C’était pour le moins contradictoire. L’humoriste Guy Nantel a eu raison de souligner l’absurdité de la chose dans les réseaux sociaux.

Les politiciens de toutes allégeances ont condamné l’affaire. « Les critères des chaires de recherche du Canada qui en viennent à exclure des personnes compétentes vont beaucoup trop loin », a déclaré la vice-première ministre du Québec, Geneviève Guilbault.

« Exclure d’office des gens pour des candidatures, je ne pense pas que ce soit la bonne approche », a renchéri la cheffe libérale, Dominique Anglade. « Ça va trop loin. »

Tout le monde s’entend là-dessus. Ça va trop loin.

Évidemment, comme dans n’importe quel débat, tout est question de perspective. À l’Université Laval, les femmes comptent pour 38 % du corps professoral. Les minorités visibles, pour 6 %. Les Autochtones et les personnes handicapées ramassent des miettes.

Bref, l’université a encore du chemin à faire sur la route de l’équité et de la diversité. Elle doit trouver le moyen de faire mieux. D’aller plus loin… sans aller trop loin.

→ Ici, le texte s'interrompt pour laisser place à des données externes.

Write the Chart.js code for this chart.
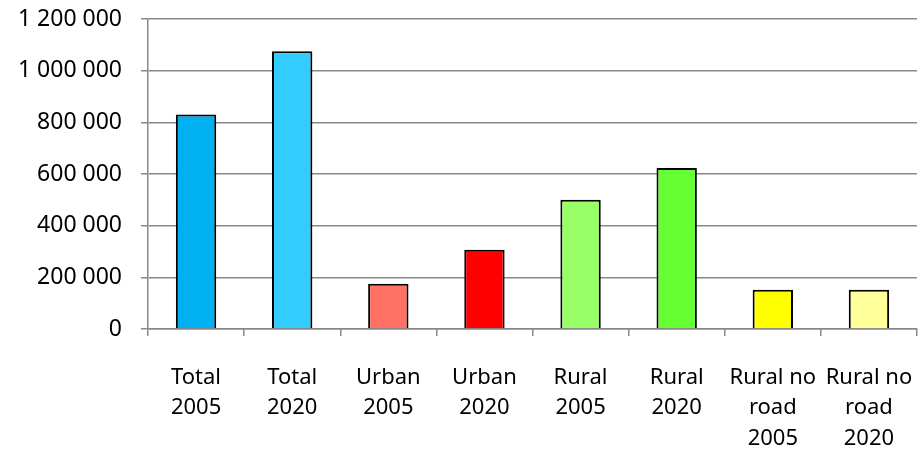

En septembre dernier, l’English Touring Opera, un orchestre de Londres, a fait scandale en annonçant que 14 de ses musiciens blancs allaient devoir céder leur place à des membres des minorités visibles.

L’objectif était louable : favoriser la diversité dans la musique classique, encore massivement blanche. Mais en voulant réparer une injustice, l’orchestre en créait une autre.

Au nom d’un principe vertueux, 14 virtuoses qui n’avaient absolument rien à se reprocher se retrouvaient au chômage.

C’est le genre de dérapages qui alimentent l’incompréhension, pour ne pas dire une certaine hargne, envers les politiques actuelles d’équité, de diversité et d’inclusion.

On ne gagnera rien à vouloir faire payer le prix des injustices sociales à des individus qui n’y sont pour rien. Ni en tentant d’enfoncer des réformes, aussi cruciales soient-elles, dans la gorge de la population.

Malheureusement, on dirait que c’est un peu ce que fait Ottawa avec son Programme des chaires d’excellence en recherche du Canada.

Les cibles de recrutement sont-elles plus faciles à atteindre à Montréal qu’à Québec, où le bassin de candidats issus des groupes minoritaires est plus restreint ?

Toujours est-il que l’Université Laval n’a pas atteint ses cibles, contrairement à l’Université de Montréal. Dans l’espoir d’y parvenir, elle a dû aller plus loin. Trop loin. Exclure les hommes blancs de son appel de candidatures.

Si elle ne l’avait pas fait, le programme fédéral lui aurait retiré des chaires de recherche. Il l’aurait privée d’une précieuse source de financement.

Chaque année, Ottawa fait pleuvoir 311 millions sur les universités du pays. C’est bien gentil de sa part, mais il le fait à ses conditions. Pour recevoir des sous, les universités sont forcées de se plier à ses quatre volontés.

À nouveau, cette histoire apparaît sous une autre perspective. Celle du sous-financement chronique des universités. Celle de leur dépendance aux fonds de recherche – y compris à ceux du gouvernement fédéral. Une dépendance qui les empêche d’exercer pleinement leur liberté universitaire.

Il est peut-être là, le vrai scandale.